Black Narcissus

Michael Powell and Emeric Pressburger’s iconic 1947 drama revisited the big screen at this year’s Cambridge Film Festival. BLACK NARCISSUS, based on Rumer Godden’s novel of the same name, is what THE SOUND OF MUSIC would have looked like if William Friedkin had directed it; an intense and claustrophobic tale of seduction, religion and temptation.

High in the Himalayas, not far from Calcutta, Sister Superior Clodagh, played wonderfully by Deborah Kerr, leads a small group of nuns to run a new convent. Along with them, they reluctantly take Sister Ruth, played by an evocative Kathleen Byron, an unusual and reclusive Sister who the others are never quite sure how to handle.

The General, who owns the building, sends his English contact, Mr Dean, played by a shirt-phobic David Farrar, to act as host and messenger. Welcoming the nuns into their new convent, a palace previously referred to as “The House of Women,” once a place for the General’s father’s harem. A house of women it remains but with an entirely different angle.

Beautifully contrasted with the sacred and spiritual atmosphere of the convent is the tempestuous wind battering its walls and the horns of the General’s army sounding off in the mountains, surrounding St. Faith’s in an unrelenting cacophony of sound. The raging winds flit through the convent, bringing with it an “atmosphere” that the Sisters all begin to sense.

There is a haunted feeling to the mountaintop convent as the palace’s erotic past infiltrates and tests the Sisters’ faith; no more so than Mr Dean himself as he catches the eyes of both Sister Clodagh and Sister Ruth.

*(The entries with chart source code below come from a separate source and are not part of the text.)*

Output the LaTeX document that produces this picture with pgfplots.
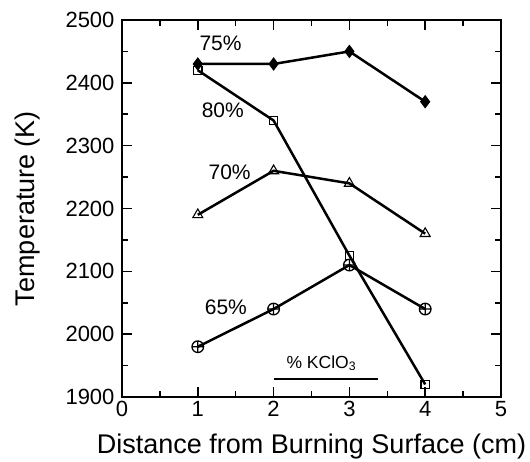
\documentclass[border=0pt]{standalone}
\usepackage{pgfplots}
\pgfplotsset{compat=1.18}
\usepackage{fontspec}
\setmainfont{Liberation Sans}
\usetikzlibrary{calc}
\begin{document}
\begin{tikzpicture}
\begin{axis}[
  at={(0,0)}, anchor=south west,
  scale only axis, width=379pt, height=377pt,
  xmin=0, xmax=5, ymin=1900, ymax=2500,
  xtick={0,1,2,3,4,5}, ytick={1900,2000,2100,2200,2300,2400,2500},
  minor x tick num=1, minor y tick num=1,
  tick align=inside, tick pos=both,
  xticklabel pos=lower, yticklabel pos=left,
  major tick length=10pt, minor tick length=6pt,
  every tick/.style={line width=1.6pt, black},
  axis line style={line width=2.2pt},
  /pgf/number format/assume math mode=true,
  /pgf/number format/1000 sep={},
  tick label style={font=\fontsize{22}{24}\selectfont},
  xticklabel style={yshift=-1pt},
  yticklabel style={xshift=-4pt},
  xlabel={Distance from Burning Surface (cm)},
  ylabel={Temperature (K)},
  label style={font=\fontsize{27}{29}\selectfont},
  xlabel style={yshift=-10pt},
  ylabel style={yshift=19pt},
  every axis plot/.append style={line width=2.5pt, black},
  clip=false,
]
\coordinate (bl) at (rel axis cs:0,0);
% 75%
\addplot[mark=diamond*, mark size=6pt, mark options={solid, fill=black, line width=1pt}]
  coordinates {(1,2430) (2,2430) (3,2450) (4,2370)};
% 80%
\addplot[mark=square, mark size=4.2pt, mark options={solid, fill=white, line width=1.1pt}]
  coordinates {(1,2420) (2,2340) (3,2125) (4,1920)};
% 70%
\addplot[mark=triangle, mark size=5.8pt, mark options={solid, fill=white, line width=1.1pt}]
  coordinates {(1,2190) (2,2260) (3,2240) (4,2160)};
% 65%
\addplot[mark=oplus, mark size=5.8pt, mark options={solid, fill=white, line width=1.3pt}]
  coordinates {(1,1980) (2,2040) (3,2110) (4,2040)};
% underline of legend title
\addplot[line width=2pt, mark=none] coordinates {(2.01,1929) (3.38,1929)};
\node[font=\fontsize{21}{22}\selectfont] at (axis cs:1.30,2463) {75\%};
\node[font=\fontsize{21}{22}\selectfont] at (axis cs:1.33,2357) {80\%};
\node[font=\fontsize{21}{22}\selectfont] at (axis cs:1.42,2258) {70\%};
\node[font=\fontsize{21}{22}\selectfont] at (axis cs:1.37,2043) {65\%};
\node[font=\fontsize{17.5}{18}\selectfont] at (axis cs:2.63,1954) {\% KClO\textsubscript{3}};
\end{axis}
\pgfresetboundingbox
\path ($(bl)+(-122pt,-64pt)$) rectangle ($(bl)+(408pt,397pt)$);
\end{tikzpicture}
\end{document}
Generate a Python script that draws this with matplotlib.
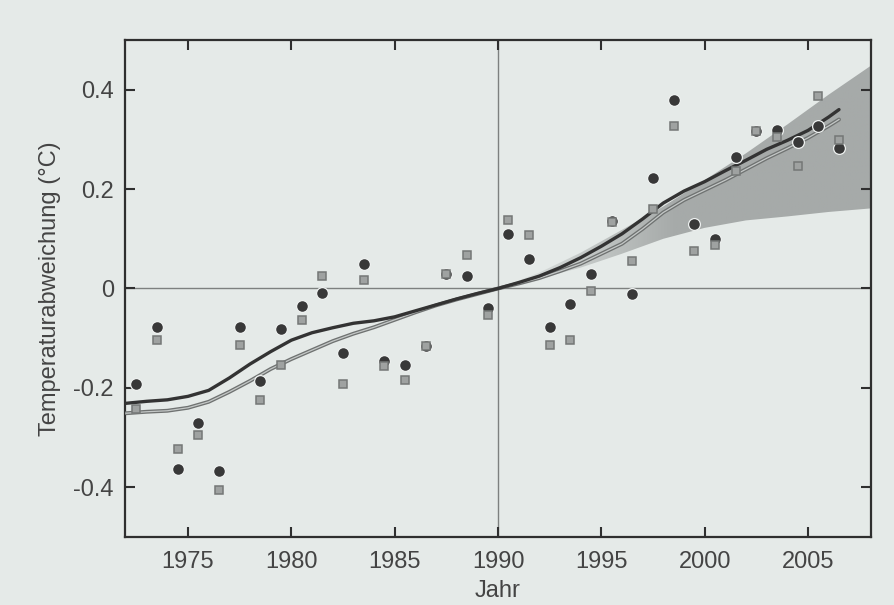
import numpy as np
import matplotlib.pyplot as plt
from matplotlib.colors import LinearSegmentedColormap

# Jahresmittel der Temperaturabweichung (zwei Datensaetze), Mitte des Jahres
years = [1972.5, 1973.5, 1974.5, 1975.5, 1976.5, 1977.5, 1978.5, 1979.5,
         1980.5, 1981.5, 1982.5, 1983.5, 1984.5, 1985.5, 1986.5, 1987.5,
         1988.5, 1989.5, 1990.5, 1991.5, 1992.5, 1993.5, 1994.5, 1995.5,
         1996.5, 1997.5, 1998.5, 1999.5, 2000.5, 2001.5, 2002.5, 2003.5,
         2004.5, 2005.5, 2006.5]
circles = [-0.192, -0.078, -0.364, -0.271, -0.367, -0.078, -0.186, -0.082,
           -0.035, -0.009, -0.130, 0.049, -0.145, -0.154, -0.115, 0.029,
           0.026, -0.040, 0.110, 0.060, -0.078, -0.032, 0.030, 0.135,
           -0.012, 0.222, 0.379, 0.130, 0.100, 0.265, 0.317, 0.318,
           0.294, 0.327, 0.283]
squares = [-0.243, -0.103, -0.322, -0.294, -0.405, -0.113, -0.224, -0.153,
           -0.064, 0.026, -0.193, 0.018, -0.155, -0.185, -0.115, 0.029,
           0.068, -0.053, 0.137, 0.107, -0.113, -0.103, -0.005, 0.134,
           0.056, 0.159, 0.326, 0.076, 0.087, 0.237, 0.317, 0.304,
           0.247, 0.388, 0.299]

# geglaettete Trends
trend_years = [1972, 1973, 1974, 1975, 1976, 1977, 1978, 1979, 1980, 1981,
               1982, 1983, 1984, 1985, 1986, 1987, 1988, 1989, 1990, 1991,
               1992, 1993, 1994, 1995, 1996, 1997, 1998, 1999, 2000, 2001,
               2002, 2003, 2004, 2005, 2006, 2006.5]
trend_dark = [-0.231, -0.227, -0.224, -0.217, -0.205, -0.180, -0.152, -0.127,
              -0.104, -0.089, -0.079, -0.070, -0.065, -0.057, -0.045, -0.033,
              -0.021, -0.010, 0.0, 0.012, 0.025, 0.042, 0.062, 0.085,
              0.110, 0.140, 0.172, 0.196, 0.215, 0.237, 0.258, 0.280,
              0.298, 0.318, 0.345, 0.360]
trend_grey = [-0.251, -0.248, -0.246, -0.240, -0.228, -0.208, -0.186, -0.162,
              -0.142, -0.124, -0.106, -0.091, -0.078, -0.063, -0.048, -0.034,
              -0.022, -0.011, 0.0, 0.010, 0.021, 0.035, 0.050, 0.070,
              0.090, 0.120, 0.153, 0.178, 0.198, 0.218, 0.240, 0.262,
              0.282, 0.303, 0.327, 0.340]

# Projektionsbereich ab 1990
fan_years = [1990, 1992, 1994, 1996, 1998, 2000, 2002, 2004, 2006, 2008]
fan_upper = [0.0, 0.032, 0.072, 0.118, 0.165, 0.218, 0.272, 0.330, 0.390, 0.447]
fan_lower = [0.0, 0.020, 0.042, 0.070, 0.100, 0.122, 0.137, 0.145, 0.154, 0.161]

xticks = [1975, 1980, 1985, 1990, 1995, 2000, 2005]
yticks = [-0.4, -0.2, 0, 0.2, 0.4]
ytick_labels = ['-0.4', '-0.2', '0', '0.2', '0.4']

bg = '#e5eae8'
txt = '#444444'
plt.rcParams['font.family'] = ['Liberation Sans', 'DejaVu Sans']

fig = plt.figure(figsize=(8.94, 6.05), dpi=100, facecolor=bg)
ax = fig.add_axes([0.1398, 0.1124, 0.8345, 0.8215], facecolor=bg)

# Faecher mit Verlauf (heller bei 1990, dunkler ab ~1998)
fan = ax.fill_between(fan_years, fan_lower, fan_upper, color='none', lw=0)
cmap = LinearSegmentedColormap.from_list('fan', ['#dde2e0', '#a6aaa9'])
grad = np.clip(np.linspace(-0.1, 2.2, 256), 0, 1)[None, :]
im = ax.imshow(grad, extent=[1990, 2008, 0, 0.46], aspect='auto', cmap=cmap,
               vmin=0, vmax=1, origin='lower', zorder=1)
im.set_clip_path(fan.get_paths()[0], ax.transData)

ax.axhline(0, color='#7d807f', lw=1.0, zorder=0.5)
ax.axvline(1990, color='#7d807f', lw=1.0, zorder=0.5)

ax.plot(trend_years, trend_grey, color='#6f7271', lw=2.8, zorder=3,
        solid_capstyle='round')
ax.plot(trend_years, trend_grey, color='#c4c8c7', lw=0.9, zorder=3.1)
ax.plot(trend_years, trend_dark, color='#333333', lw=2.4, zorder=3.2,
        solid_capstyle='round')

ax.plot(years, circles, ls='none', marker='o', ms=8.5, mfc='#383838',
        mec='#eef1f0', mew=0.9, zorder=4)
ax.plot(years, squares, ls='none', marker='s', ms=6, mfc='#9fa2a1',
        mec='#747776', mew=1.1, zorder=5)

ax.set_xlim(1971.95, 2008.05)
ax.set_ylim(-0.5, 0.5)
ax.set_xticks(xticks)
ax.set_yticks(yticks)
ax.set_yticklabels(ytick_labels)

for s in ax.spines.values():
    s.set_color('#2f2f2f')
    s.set_linewidth(1.6)
ax.tick_params(direction='in', top=True, right=True, length=7, width=1.5,
               color='#2f2f2f', labelsize=17, labelcolor=txt)
ax.tick_params(axis='x', pad=10)
ax.tick_params(axis='y', pad=8)

ax.set_xlabel('Jahr', fontsize=17, color=txt, labelpad=5)
ax.set_ylabel('Temperaturabweichung (°C)', fontsize=17, color=txt, labelpad=9)

fig.savefig('out.png', dpi=100, facecolor=bg)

Sister Ruth becomes more erratic as she moves away from the Order, determined to win Dean’s affection, which culminates in a frenzied climax as Ruth becomes almost demon-like; a chilling moment in cinema history.

Filmed primarily at Pinewood Studios, with the odd few shots on location in West Sussex, the directorial legends still manage to capture the sheer scale of the Himalayas by using large scale paintings to create the mountainous surroundings. The film is an absolute must for fans of British Post-War cinema and perfect for those just dipping a toe into that era of film. BLACK NARCISSUS creeps along beside you until you realise something’s not quite right before, sometimes comically, leading you into an unnerving horror-verse, which slowly builds with the ringing bells and the beating of the village drums.